The incumbent supervisor for Spotsylvania County’s Salem District ran unopposed for his second term in 2015.
But this year, Paul Trampe has a challenger in Deborah Frazier.
Both candidates are running as independents.
Trampe, who first won the seat in 2011, has years of experience as an economist, the past 17 for the Defense Logistics Agency, which manages supplies for the military as well as other federal agencies and allies of the U.S.
Frazier is the principal at Chancellor Middle School, and has also been a special education teacher. She has served as the president for the Virginia Association of Elementary Principals and the National Board of Principals. While she hasn’t run for public office before, she had to run campaigns for both positions.
“I have been a leader in the community for a long time, not only as a principal, but as a mentor,” she said. “I want to serve the community.”
Education is her “passion” and one of her top priorities. Her other top priorities include public safety, transportation and economic development.
Trampe’s top priorities are education, keeping taxes low and public safety.
While he has voted against county budgets that included tax hikes, Trampe pointed out that he has supported the school system as a supervisor.
He has proposed his own county budget the past four years, with the board passing one of them. That was the only budget in the past four years in which there was no tax increase.
Trampe said his proposals included equal or more funding for schools without raising taxes.
“We can help the schools without raising taxes,” he said.
One thing he said he wants to do if re-elected is push for local access for special needs students who can’t attend mainstream schools. Some of those local students have to travel to a specialized school in Richmond.
Frazier believes the board has said the right things when it comes to supporting the school system, but the supervisors haven’t fully supported the “needs.”
“If you’re giving the bare minimum, how can you keep up?” she said. “Investment in our children is what we need.”
Among her top priorities is a push for universal pre-kindergarten.
Frazier added that she would bring some “civility” to budget talks between the supervisors and school officials, which in recent years have often been contentious.
Listening and “helping solve problems” are “gifts” she would bring to the board, Frazier said.
She wants to focus on increasing pay for school staff as well as other county workers, including fire and rescue employees.
Frazier said she would make sure to reach out to county residents to see what they want and whether they would agree to raise taxes, if needed, for education and other priorities.
Trampe doesn’t want the county to revert to the first decade of this century, when he said the county “real estate tax was increased by a total of 33 cents above the equalization rate and businesses were leaving in droves.”
He said that between 2010 and 2015, there were no tax increases, and the county was able to lure in more businesses.
The supervisor fears the county is reverting to the tax increase approach.

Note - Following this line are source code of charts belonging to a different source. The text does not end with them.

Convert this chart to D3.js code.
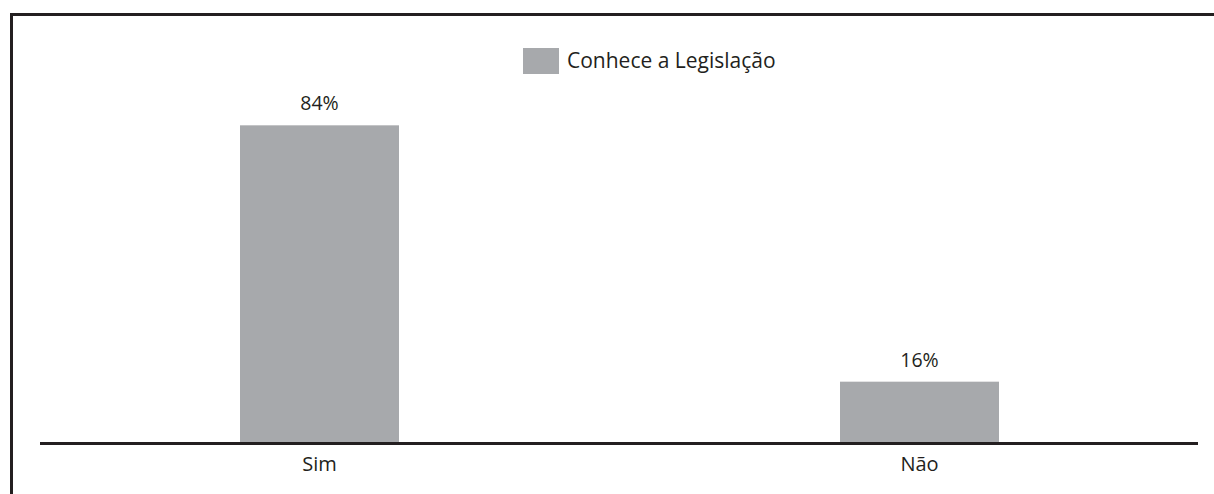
<!DOCTYPE html>
<html>
<head>
<meta charset="utf-8">
<script src="https://cdn.jsdelivr.net/npm/d3@7"></script>
<style>
  html, body { margin: 0; padding: 0; background: #fff; }
  svg { display: block; }
  text { font-family: "Open Sans", "Noto Sans", sans-serif; fill: #231f20; }
</style>
</head>
<body>
<svg id="chart" width="1214" height="494"></svg>
<script>
const categories = ["Sim", "Não"];
const values = [84, 16];
const valueLabels = ["84%", "16%"];
const seriesName = "Conhece a Legislação";

const svg = d3.select("#chart");
const barColor = "#a7a9ac";
const inkColor = "#231f20";

// outer frame (cut off on right and bottom)
svg.append("rect")
  .attr("x", 11.5).attr("y", 14.5)
  .attr("width", 1300).attr("height", 600)
  .attr("fill", "none").attr("stroke", inkColor).attr("stroke-width", 3);

const x = d3.scaleBand()
  .domain(categories)
  .range([19.5, 1219.5])
  .paddingInner(0.735)
  .paddingOuter(0.3675);

const y = d3.scaleLinear().domain([0, 100]).range([442, 65]);

const data = categories.map((c, i) => ({ c, v: values[i], label: valueLabels[i] }));

svg.selectAll("rect.bar").data(data).enter().append("rect")
  .attr("class", "bar")
  .attr("x", d => x(d.c))
  .attr("y", d => y(d.v))
  .attr("width", x.bandwidth())
  .attr("height", d => y(0) - y(d.v))
  .attr("fill", barColor);

svg.selectAll("text.val").data(data).enter().append("text")
  .attr("class", "val")
  .attr("x", d => x(d.c) + x.bandwidth() / 2)
  .attr("y", d => y(d.v) - 15)
  .attr("text-anchor", "middle")
  .style("font-size", "19.5px")
  .text(d => d.label);

// baseline axis
svg.append("line")
  .attr("x1", 40).attr("x2", 1198)
  .attr("y1", y(0) + 1.5).attr("y2", y(0) + 1.5)
  .attr("stroke", inkColor).attr("stroke-width", 3);

const xAxis = d3.axisBottom(x).tickSize(0).tickPadding(0);
const gx = svg.append("g").attr("transform", `translate(0, ${y(0) + 3})`).call(xAxis);
gx.select(".domain").remove();
gx.selectAll("text")
  .attr("dy", null)
  .attr("y", 26)
  .style("font-size", "20px")
  .style("font-family", '"Open Sans", "Noto Sans", sans-serif')
  .attr("fill", inkColor);

// legend
const lg = svg.append("g");
lg.append("rect").attr("x", 523).attr("y", 48).attr("width", 36).attr("height", 26).attr("fill", barColor);
lg.append("text").attr("x", 567).attr("y", 67.5).style("font-size", "21px").text(seriesName);
</script>
</body>
</html>
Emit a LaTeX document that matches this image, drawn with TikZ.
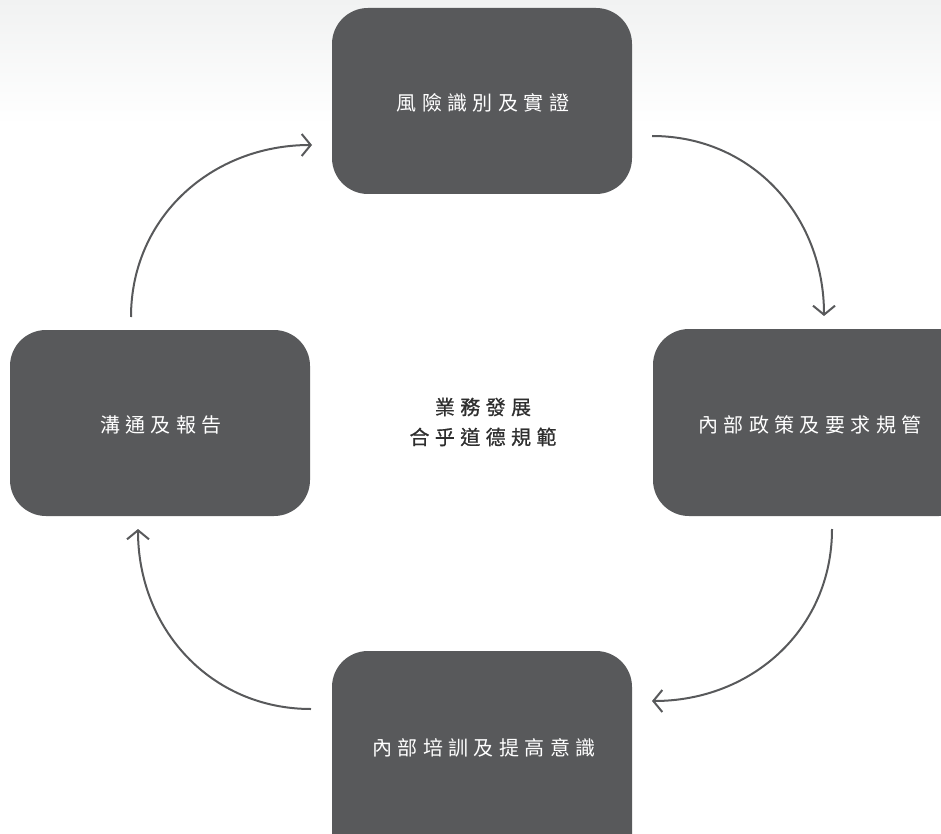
\documentclass[tikz,border=0pt]{standalone}
\usepackage{fontspec}
\newfontfamily\cjk[LetterSpace=27]{Noto Sans CJK TC}
\newfontfamily\cjkb[LetterSpace=27,FakeBold=0.8]{Noto Sans CJK TC}
\usetikzlibrary{arrows.meta}
\definecolor{boxgray}{HTML}{58595B}
\definecolor{arrowgray}{HTML}{58595B}
\definecolor{textdark}{HTML}{2E2E2E}
\definecolor{bgtop}{HTML}{F1F2F2}
\tikzset{
  stagebox/.style={fill=boxgray, draw=none, rounded corners=36pt, text=white,
    font=\cjk\fontsize{20}{24}\selectfont},
  cyclearrow/.style={draw=arrowgray, line width=2pt,
    -{Straight Barb[length=9pt,width=22pt,line width=2pt]}},
}
\begin{document}
\begin{tikzpicture}[x=1pt,y=-1pt]
\useasboundingbox (0,0) rectangle (941,834);
\shade[top color=bgtop, bottom color=white] (0,0) rectangle (941,125);
% boxes
\path[stagebox] (332,8) rectangle (632,194);
\node[stagebox, fill=none] (top) at (483,103) {風險識別及實證};
\path[stagebox] (653,329) rectangle (975,516);
\node[stagebox, fill=none] (right) at (810,425) {內部政策及要求規管};
\path[stagebox] (10,330) rectangle (310,516);
\node[stagebox, fill=none] (left) at (161,425) {溝通及報告};
\path[stagebox] (332,651) rectangle (632,870);
\node[stagebox, fill=none] (bottom) at (484,748) {內部培訓及提高意識};
% center
\node[text=textdark, font=\cjkb\fontsize{20}{30}\selectfont, align=center] (center) at (483,422) {業務發展\\合乎道德規範};
% arrow anchor coordinates
\coordinate (a1s) at (131,317);
\coordinate (a1e) at (312,145);
\coordinate (a2s) at (652,136);
\coordinate (a2e) at (824,316);
\coordinate (a3s) at (832,529);
\coordinate (a3e) at (652,701);
\coordinate (a4s) at (311,709);
\coordinate (a4e) at (138,529);
\draw[cyclearrow] (a1s) .. controls +(0,-100) and +(-100,0) .. (a1e);
\draw[cyclearrow] (a2s) .. controls +(100,0) and +(0,-100) .. (a2e);
\draw[cyclearrow] (a3s) .. controls +(0,100) and +(100,0) .. (a3e);
\draw[cyclearrow] (a4s) .. controls +(-100,0) and +(0,100) .. (a4e);
\end{tikzpicture}
\end{document}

He wants to avoid that.
Both candidates cited public safety as a key priority for the county. This has been a concern for county officials, as fire and rescue workers and Sheriff’s Office employees have been leaving for better pay in other localities.
“I want to make sure our first responders aren’t spread too thin,” Frazier said. “They need to be valued. They put their lives on the line.”
She noted that the board has addressed the issue by voting for a new pay plan for public safety, but “they need to follow through.”
Trampe said the county has made strides improving fire and rescue coverage by increasing paid staff at county stations.
“We’ve really built that department to the envy of our neighbors,” he said.
He added that retention is key to keeping public safety working well, and said the board addressed that by approving a new pay plan, which he said will be implemented Jan. 1.
He also pointed out that the board approved school resource officers in all Spotsylvania public schools, adding that the county was the state’s first jurisdiction to do so.
Transportation is another priority for both candidates.
Trampe said growth in the county is shifting to the east side of Interstate 95, which could create problems the board will need to deal with.
He also is promoting a reverse commute option, in which government jobs would be moved from the north to the county, as a way to address road congestion caused by commuters.
Trampe said he helped convince the Potomac and Rappahannock Transportation Commission board to include the reverse commute option in its long-range plan.
Frazier said the transportation infrastructure isn’t keeping up with development in the county. She pointed out State Route 3 and Interstate 95 congestion not only makes it tough to get around, but creates unsafe driving conditions.
Plans should have been established long ago, she said. Frazier said one way to address the issue is to do a better job including transportation planning with development in the county, because more homes create more traffic.
She thinks the county could benefit from more transit options.
Frazier also thinks the county’s growth has ignored affordable housing. She added that many residents—including police, fire and rescue workers and teachers—struggle to find homes and apartments they can afford.
She thinks the county can do better in “human investment.”
One way to do that, Frazier said, is by creating better job opportunities in the county.
“Economic development is huge for me,” she said.
Frazier added that many “parents are struggling and have to work multiple jobs.”
The latest campaign finance report posted by the Virginia Public Access Project shows Trampe has raised more than $9,700 this year, on top of $21,880 he already had in his campaign coffers. His remaining balance is $18,408. Frazier raised $11,494 and had a balance of $10,279 at the end of September.